Another notable aspect of this book is that this is a translated version of the story. The novel was originally published in 1994 in Japanese and according to Storygraph’s list of editions, the first English edition was published in 2019. This edition was translated by Stephen Snyder.

This is notable because I very rarely read translated fiction, the last time I did so was Welcome to the Hyunam-Dong Bookshop by Hwang Bo-Reum back in the summer of 2024. That particular title was translated from Korean to English. I don’t read a lot of translated fiction because I find it difficult to get a grasp on the voice of the text.

I cannot tell if it is the voice of the translator or the original author or both speaking. I cannot tell what is an artifact of the translation and what is the intent of the original text. There is both something lost and something gained in such translated texts. The difficulty comes in ascertaining the difference between the two.

Let’s get into it.

The Book

The Memory Police is a dystopian fiction novel that takes place on an unnamed island off an unnamed coast. On this island, objects are disappearing from physical space and from the memories of most of the inhabitants of the island. There are some who are able to retain their memories of these lost objects and they are hunted down by the titular Memory Police.

The story is told from the perspective of an unnamed young woman, a novelist who finds out that her editor R is being hunted by the Memory Police and concocts a plan to hide R from them along with another unnamed old man who is the FMC’s friend and is sympathetic to her desire to help R.

This is where my initial criticisms of the book come in. I found it fairly annoying that this book’s main character is never named and there is only one actual named character, and he only gets an initial. Unlike Open Water which also has such unnamed main characters, I never quite felt like I was able to inhabit the FMC’s (female main character) mind and I felt disconnected from her and the world of this book.

The world in The Memory Police is quite dark and dystopian. This is the primary strength of its novel, there is a sense that the world of this book is becoming increasingly devoid of joy, happiness, and even the necessities of life. The book is not subtle with its commentary on the nature of living under a repressive authoritarian state. The Memory Police are depicted as cold, soulless agents of the state who only seek to enforce its laws.

Also very much present is commentary on the nature of memory. Large sections of the book involve the FMC discussing such matters with R and R trying to express why the small memories of everyday objects are important to the heart and soul. I found this aspect of the book to be rather poignant.

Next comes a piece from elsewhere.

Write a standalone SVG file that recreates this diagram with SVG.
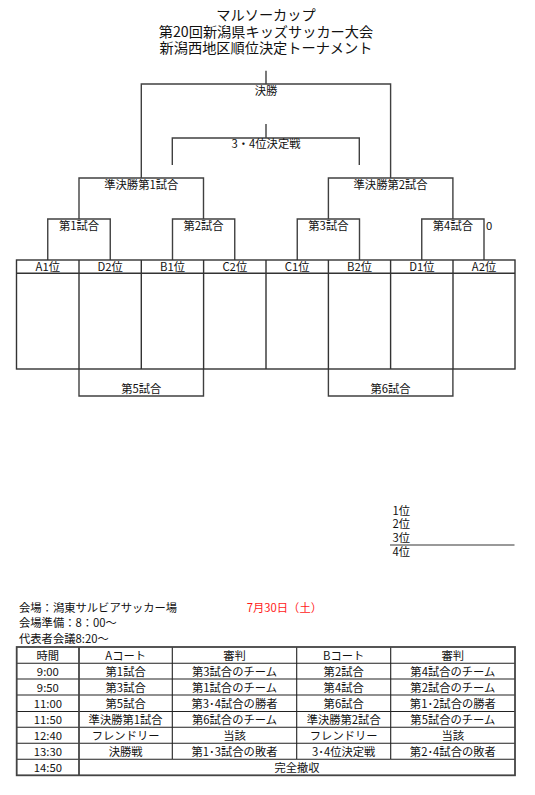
<svg xmlns="http://www.w3.org/2000/svg" width="535" height="795" viewBox="0 0 535 795">
<style>
text{font-family:"Noto Sans CJK JP","Liberation Sans",sans-serif;fill:#111;}
.t{font-size:14.2px;text-anchor:middle;}
.l{font-size:11.3px;text-anchor:middle;}
.s{font-size:11.3px;}
.r{font-size:11.3px;fill:#ff1a1a;}
.br{fill:none;stroke:#404040;stroke-width:1.4;}
.bx{fill:none;stroke:#333;stroke-width:1.4;}
.ob{fill:none;stroke:#444;stroke-width:1.8;}
.tl{fill:none;stroke:#222;stroke-width:1.1;}
</style>
<rect width="535" height="795" fill="#fff"/>
<g id="title">
<text class="t" x="266" y="20">マルソーカップ</text>
<text class="t" x="266" y="36.5">第20回新潟県キッズサッカー大会</text>
<text class="t" x="266" y="53">新潟西地区順位決定トーナメント</text>
</g>
<g id="connectors">
<path class="br" d="M141.3,178 V84 H390.6 V178 M266,70.7 V84"/>
<path class="br" d="M172.3,165 V138 H359.3 V165 M266,124 V138"/>
<path class="br" d="M79,219 V178 H203.5 V219"/>
<path class="br" d="M328.4,219 V178 H452.9 V219"/>
<path class="br" d="M47.75,260 V219 H110.25 V260"/>
<path class="br" d="M172.5,260 V219 H234.75 V260"/>
<path class="br" d="M297.25,260 V219 H359.5 V260"/>
<path class="br" d="M421.75,260 V219 H484 V260"/>
<path class="br" d="M79,369 V396 H203.5 V369"/>
<path class="br" d="M328.4,369 V396 H452.9 V369"/>
</g>
<g id="final"><text class="l" x="266" y="95">決勝</text></g>
<g id="third-place"><text class="l" x="266" y="148">3・4位決定戦</text></g>
<g id="semi1"><text class="l" x="141.3" y="188.5">準決勝第1試合</text></g>
<g id="semi2"><text class="l" x="390.6" y="188.5">準決勝第2試合</text></g>
<g id="match1"><text class="l" x="79" y="229.5">第1試合</text></g>
<g id="match2"><text class="l" x="203.6" y="229.5">第2試合</text></g>
<g id="match3"><text class="l" x="328.4" y="229.5">第3試合</text></g>
<g id="match4"><text class="l" x="452.9" y="229.5">第4試合</text><text class="s" x="486" y="230">0</text></g>
<g id="match5"><text class="l" x="141.3" y="393">第5試合</text></g>
<g id="match6"><text class="l" x="390.6" y="393">第6試合</text></g>
<g id="teams">
<rect class="bx" x="16.5" y="260" width="498.5" height="109"/>
<path class="bx" d="M16.5,273.3 H515 M79,260 V369 M141.3,260 V369 M203.6,260 V369 M266,260 V369 M328.4,260 V369 M390.6,260 V369 M453,260 V369"/>
<text class="l" x="47.75" y="270.8">A1位</text>
<text class="l" x="110.2" y="270.8">D2位</text>
<text class="l" x="172.5" y="270.8">B1位</text>
<text class="l" x="234.8" y="270.8">C2位</text>
<text class="l" x="297.2" y="270.8">C1位</text>
<text class="l" x="359.5" y="270.8">B2位</text>
<text class="l" x="421.8" y="270.8">D1位</text>
<text class="l" x="484" y="270.8">A2位</text>
</g>
<g id="ranking">
<text class="s" x="392.5" y="514.5">1位</text>
<text class="s" x="392.5" y="528">2位</text>
<text class="s" x="392.5" y="541.5">3位</text>
<path d="M390,545 H514.5" stroke="#777" stroke-width="1.5"/>
<text class="s" x="392.5" y="555.5">4位</text>
</g>
<g id="info">
<text class="s" x="19" y="611.5">会場：潟東サルビアサッカー場</text>
<text class="r" x="246.7" y="611.5">7月30日（土）</text>
<text class="s" x="19" y="627">会場準備：8：00～</text>
<text class="s" x="19" y="643">代表者会議8:20～</text>
</g>
<g id="schedule">
<path class="tl" d="M16.7,663.3 H515 M16.7,679 H515 M16.7,695 H515 M16.7,711.5 H515 M16.7,727.3 H515 M16.7,743.3 H515 M16.7,759.3 H515 M172.3,647 V759.3 M296.7,647 V759.3 M390.7,647 V759.3"/>
<path class="ob" d="M79,647 V775.3"/>
<rect class="ob" x="16.7" y="647" width="498.3" height="128.3"/>
<text class="l" x="47.85" y="659.5">時間</text>
<text class="l" x="125.65" y="659.5">Aコート</text>
<text class="l" x="234.5" y="659.5">審判</text>
<text class="l" x="343.7" y="659.5">Bコート</text>
<text class="l" x="452.85" y="659.5">審判</text>
<text class="l" x="47.85" y="675.5">9:00</text>
<text class="l" x="125.65" y="675.5">第1試合</text>
<text class="l" x="234.5" y="675.5">第3試合のチーム</text>
<text class="l" x="343.7" y="675.5">第2試合</text>
<text class="l" x="452.85" y="675.5">第4試合のチーム</text>
<text class="l" x="47.85" y="691.5">9:50</text>
<text class="l" x="125.65" y="691.5">第3試合</text>
<text class="l" x="234.5" y="691.5">第1試合のチーム</text>
<text class="l" x="343.7" y="691.5">第4試合</text>
<text class="l" x="452.85" y="691.5">第2試合のチーム</text>
<text class="l" x="47.85" y="707.7">11:00</text>
<text class="l" x="125.65" y="707.7">第5試合</text>
<text class="l" x="234.5" y="707.7">第3･4試合の勝者</text>
<text class="l" x="343.7" y="707.7">第6試合</text>
<text class="l" x="452.85" y="707.7">第1･2試合の勝者</text>
<text class="l" x="47.85" y="723.8">11:50</text>
<text class="l" x="125.65" y="723.8">準決勝第1試合</text>
<text class="l" x="234.5" y="723.8">第6試合のチーム</text>
<text class="l" x="343.7" y="723.8">準決勝第2試合</text>
<text class="l" x="452.85" y="723.8">第5試合のチーム</text>
<text class="l" x="47.85" y="739.8">12:40</text>
<text class="l" x="125.65" y="739.8">フレンドリー</text>
<text class="l" x="234.5" y="739.8">当該</text>
<text class="l" x="343.7" y="739.8">フレンドリー</text>
<text class="l" x="452.85" y="739.8">当該</text>
<text class="l" x="47.85" y="755.8">13:30</text>
<text class="l" x="125.65" y="755.8">決勝戦</text>
<text class="l" x="234.5" y="755.8">第1･3試合の敗者</text>
<text class="l" x="343.7" y="755.8">3･4位決定戦</text>
<text class="l" x="452.85" y="755.8">第2･4試合の敗者</text>
<text class="l" x="47.85" y="771.8">14:50</text>
<text class="l" x="297" y="771.8">完全撤収</text>
</g>
</svg>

“They may be nothing more than scraps of paper, but they capture something profound. Light and wind and air, the tenderness or joy of the photographer, the bashfulness or pleasure of the subject. You have to guard these things forever in your heart. That’s why photographs are taken in the first place.”

page 94, R

As for the translation, I found it to be fine, pretty good even. I think the translation portrayed the increasingly bleak dystopian world quite well. At times I felt that the prose felt a little too sterile and cold but that is in fact the world that is being portrayed so that is not a major complaint.

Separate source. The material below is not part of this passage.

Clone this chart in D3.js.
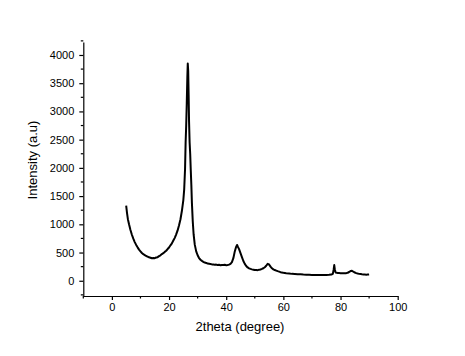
<!DOCTYPE html>
<html><head><meta charset="utf-8">
<script src="https://cdn.jsdelivr.net/npm/d3@7"></script>
<style>
html,body{margin:0;padding:0;background:#fff;}
svg{display:block;}
text{font-family:"Liberation Sans",Arial,sans-serif;fill:#000;}
</style></head>
<body>
<svg id="chart" width="465" height="356"></svg>
<script>
// 2theta values (degree)
const twoTheta = [
5.0,5.3,5.6,6.0,6.5,7.0,7.5,8.0,8.5,9.0,9.5,10.0,10.5,11.0,11.5,12.0,12.5,13.0,13.5,14.0,14.5,15.0,15.5,16.0,16.5,17.0,17.5,18.0,18.5,19.0,19.5,20.0,20.5,21.0,21.5,22.0,22.5,23.0,23.5,24.0,24.5,25.0,
25.3,25.6,25.8,26.0,26.2,26.4,26.55,26.7,26.85,27.0,27.2,27.4,27.6,27.8,28.0,28.3,28.6,29.0,
29.5,30.0,30.5,31.0,31.5,32.0,32.5,33.0,33.5,34.0,34.5,35.0,35.5,36.0,36.5,37.0,37.5,38.0,38.5,39.0,39.5,40.0,40.5,41.0,41.5,42.0,42.5,
43.0,43.4,43.8,44.1,44.5,
45.0,45.5,46.0,46.5,47.0,47.5,48.0,48.5,49.0,49.5,50.0,50.5,51.0,51.5,52.0,52.5,53.0,53.5,54.0,54.5,55.0,55.5,56.0,56.5,57.0,57.5,58.0,58.5,59.0,59.5,60.0,
61.0,62.0,63.0,64.0,65.0,66.0,67.0,68.0,69.0,70.0,71.0,72.0,73.0,74.0,75.0,76.0,
76.8,77.3,77.6,77.8,78.0,78.3,78.7,79.0,
79.5,80.0,80.5,81.0,81.5,82.0,82.5,83.0,83.5,84.0,84.5,85.0,85.5,86.0,86.5,87.0,87.5,88.0,88.5,89.0,89.5,90.0
];
// Intensity (a.u)
const intensity = [
1330,1200,1090,1000,900,815,745,685,635,592,552,522,492,470,455,438,428,415,408,398,402,400,412,418,436,450,472,488,512,532,562,590,628,662,712,760,822,892,985,1090,1240,1430,
1620,1980,2450,2750,3150,3600,3850,3720,3300,2820,2450,2250,1960,1700,1380,1050,820,640,
520,452,402,372,352,336,322,316,304,300,296,290,288,284,286,280,282,276,280,278,282,276,280,286,300,330,400,
520,590,635,600,560,
490,420,350,300,262,236,220,210,202,196,190,192,188,194,200,210,222,240,266,300,288,250,222,202,190,180,170,162,152,146,140,
132,128,122,120,116,114,110,108,106,104,102,100,102,100,104,106,
110,122,200,278,200,145,140,138,
136,134,132,134,132,135,142,155,172,176,160,146,136,128,122,118,114,112,110,108,110,112
];
const xTicks = [0,20,40,60,80,100];
const yTicks = [0,500,1000,1500,2000,2500,3000,3500,4000];

const svg = d3.select("#chart");
const x = d3.scaleLinear().domain([-10,100]).range([83.3,397.7]);
const y = d3.scaleLinear().domain([-270,4230]).range([296,42]);

// x axis
const xAxis = d3.axisBottom(x).tickValues(xTicks).tickSizeOuter(0).tickSizeInner(4).tickPadding(3).tickFormat(d3.format("d"));
const gx = svg.append("g").attr("transform","translate(0,296)").call(xAxis);
gx.select(".domain").attr("stroke","#000").attr("stroke-width",1.2);
gx.selectAll(".tick line").attr("stroke","#000").attr("stroke-width",1.2);
gx.selectAll(".tick text").attr("font-size","11px").attr("font-family","Liberation Sans, Arial, sans-serif").attr("fill","#000");
const xMinor = d3.range(-10,101,10).filter(v=>xTicks.indexOf(v)<0);
gx.selectAll(".minor").data(xMinor).enter().append("line")
  .attr("x1",d=>x(d)).attr("x2",d=>x(d)).attr("y1",0).attr("y2",2.5)
  .attr("stroke","#000").attr("stroke-width",1.2);

// y axis
const yAxis = d3.axisLeft(y).tickValues(yTicks).tickSizeOuter(0).tickSizeInner(4).tickPadding(5).tickFormat(d3.format("d"));
const gy = svg.append("g").attr("transform","translate(83.3,0)").call(yAxis);
gy.select(".domain").attr("stroke","#000").attr("stroke-width",1.2);
gy.selectAll(".tick line").attr("stroke","#000").attr("stroke-width",1.2);
gy.selectAll(".tick text").attr("font-size","11px").attr("font-family","Liberation Sans, Arial, sans-serif").attr("fill","#000");
const yMinor = d3.range(-250,4251,250).filter(v=>yTicks.indexOf(v)<0);
gy.selectAll(".minor").data(yMinor).enter().append("line")
  .attr("x1",-2.5).attr("x2",0).attr("y1",d=>y(d)).attr("y2",d=>y(d))
  .attr("stroke","#000").attr("stroke-width",1.2);

// curve
const pts = twoTheta.map((t,i)=>[t,intensity[i]]);
svg.append("path").datum(pts)
  .attr("fill","none").attr("stroke","#000").attr("stroke-width",2).attr("stroke-linejoin","round")
  .attr("d", d3.line().x(d=>x(d[0])).y(d=>y(d[1])));

// titles
svg.append("text").attr("x",240).attr("y",331).attr("text-anchor","middle")
  .attr("font-size","13px").text("2theta (degree)");
svg.append("text").attr("transform","translate(37,160) rotate(-90)").attr("text-anchor","middle")
  .attr("font-size","13px").text("Intensity (a.u)");
</script>
</body></html>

The Memory Police also indulges in a bit of meta-fiction, parts of the book are excerpts from a novel that the FMC is writing. The only thematic connection I could suss out from that bit of meta-fiction is the loss of the character’s voice and her sense of self which reinforces that theme in the main narrative of the book. I don’t think those themes needed reinforcing and these meta-fiction sections felt superfluous.

Concluding Thoughts

The Memory Police was technically fine. It did a more than adequate job of portraying a bleak dystopian world with its plot and character interactions. However, its use of unnamed characters and occasionally sterile prose left me feeling disconnected from the overarching narrative and at the end of it I didn’t come away feeling particular strongly about any of it.

As far as dystopian fiction is concerned, this did not move the needle for me either way. I continue to not be interested in most types of dystopian fiction with the notable exception of cyberpunk fiction. That said, I am now open to reading more translated fiction in the future and I welcome suggestions along that front.

That’s all from me, see y’all in the next one.